Saturday, 12 September 2015

Bruce and the Fascists

     I cannot escape adventure. If I touch a bath-heater, it blows up. If I go swimming, I am carried away by the tide. If I go to a restaurant which has had a blameless reputation for 100 years, someone chooses that day to shoot himself at the tables. If I go on a yacht, it sinks. If there is a street fight, it is timed to suit my convenience. If there is a fire, I am never more than a hundred yards away. I am a sensational newspaper reporter who has missed his vocation.
     That was a comment by Sir Michael Bruce (1894 - 1957) in his 1954 autobiography, Tramp Royal. Sir Michael gained his title by inheritance; he was a baronet, the eleventh in the series, and a descendant of the Scottish king, Robert the Bruce. He lived the sort of adventurous life most of us only dream of - if we are not concerned about suffering terrible injuries: being a policeman in South Africa and Rhodesia while still a teenager, fighting at both Gallipoli and the Western Front, and then heading for Brazil, where he became a cowboy, a revolutionary, and the sole survivor of a gold-prospecting expedition up the Amazon.
     Then, in 1925, he returned to an England which was strange to him. So disgusted was he at the way things were running, that for a short period he joined the Fascist Party. As he explained in the above mentioned autobiography:
It is difficult to realise nowadays that when it was first formed it was a loyal, decent British cause backed by Jew and Gentile alike. Unfortunately, it soon began to recruit an element which gradually permeated the movement with anti-Semitism. When it was suggested as part of the party's programme in Dorset, all the leading members, including myself, resigned.
     Later, in 1938, he was employed smuggling Jews out of Austria, a job finally curtailed by his arrest by the Gestapo.
     I have to admit, though, his statement about the British Fascists was news to me. But perhaps I shouldn't have been surprised. We tend to label all our European enemies in the Second World War "Fascists"  (I believe it was Stalin who started the trend), but it wasn't so. The Germans were Nazis; Fascism was an Italian movement. And although Mussolini was, in the words of one historian, "a thug in emperor's clothing", anti-Semitism and crackpot racial theories were foreign to him, though he later introduced some aspects of both to satisfy his ally, Hitler.
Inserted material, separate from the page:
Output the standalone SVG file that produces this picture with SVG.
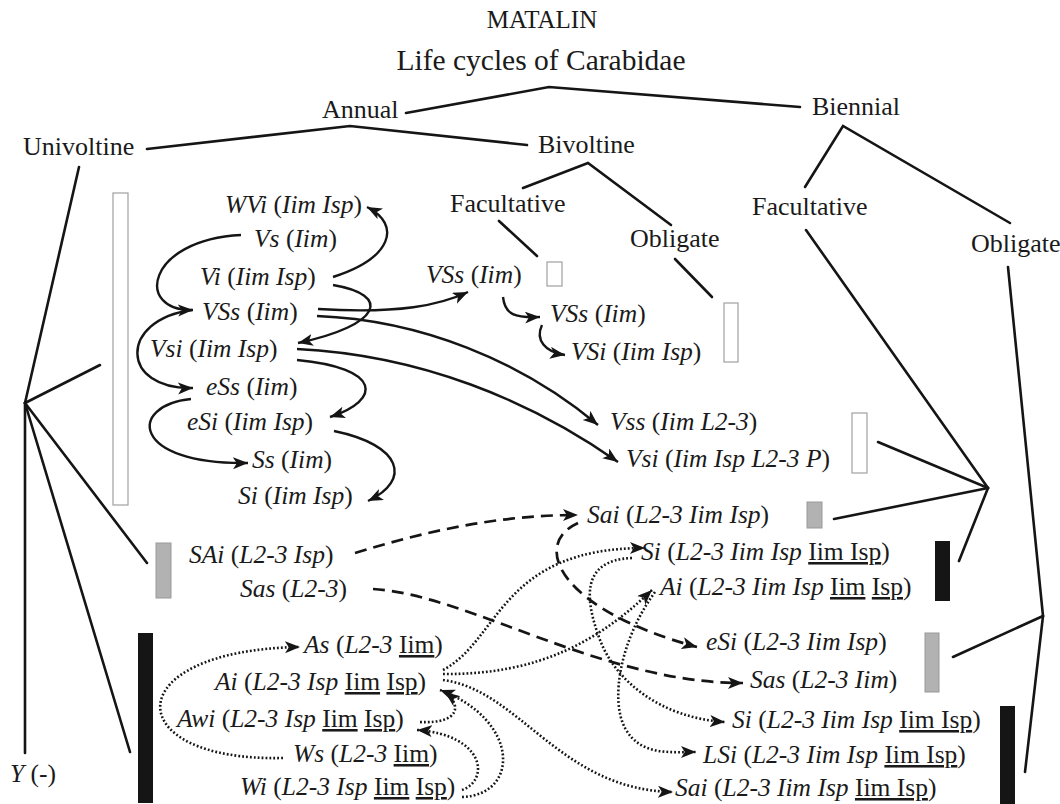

But Hitler was only a shadow on the horizon in 1925. Also, as Jonah Goldberg has recounted in Liberal Fascism (Doubleday, 2007), a lot of people who called themselves liberal were attracted to Mussolini's program in the early days, despite his visible contempt for democracy. And if you check the Wikipedia entry on British Fascism you will see that it really did start off as Sir Michael described, and then went downhill.
     This leaves me thinking: there exist a lot of fringe groups about which most people know little, except that they are regularly described as "right wing" or, less often, "left wing". How accurate are these labels? Have the commentators who use them actually checked the groups' platforms, or are they simply parroting off what other people have said? I ask this for two reasons. The first is, as I explained elsewhere, "right" and "left" are pigeon holes too narrow to accommodate everything. Some movements defy simple categorization.
     Secondly, on the rare occasions when the literature of such groups has fallen into my hands, I have noted that, although they normally have at least one policy I object to, they are nowhere near as bad as they have made out. Thus, when the press reported on the Cronulla riots, a photo was printed of a woman described as a "neo-Nazi" holding up a placard. Neo-Nazi? Had the journalist actually delved into the organization in detail? Its name was on the placard, so I immediately went to its website. Surprise! I could find no reference to a Jewish conspiracy, white supremacy, or any lament for their late, misunderstood hero, Adolf Hitler. As far as I could see, its sole platform was opposition to Third World immigration - to which the journalist is well within her rights to object, but it is not enough to justify the slur of "neo-Nazi".
     It only goes to show that it is always best to do your own research, and judge organizations by their own words and actions, rather than what other people say about them. Be careful about joining new groups, but don't be quick to judge either.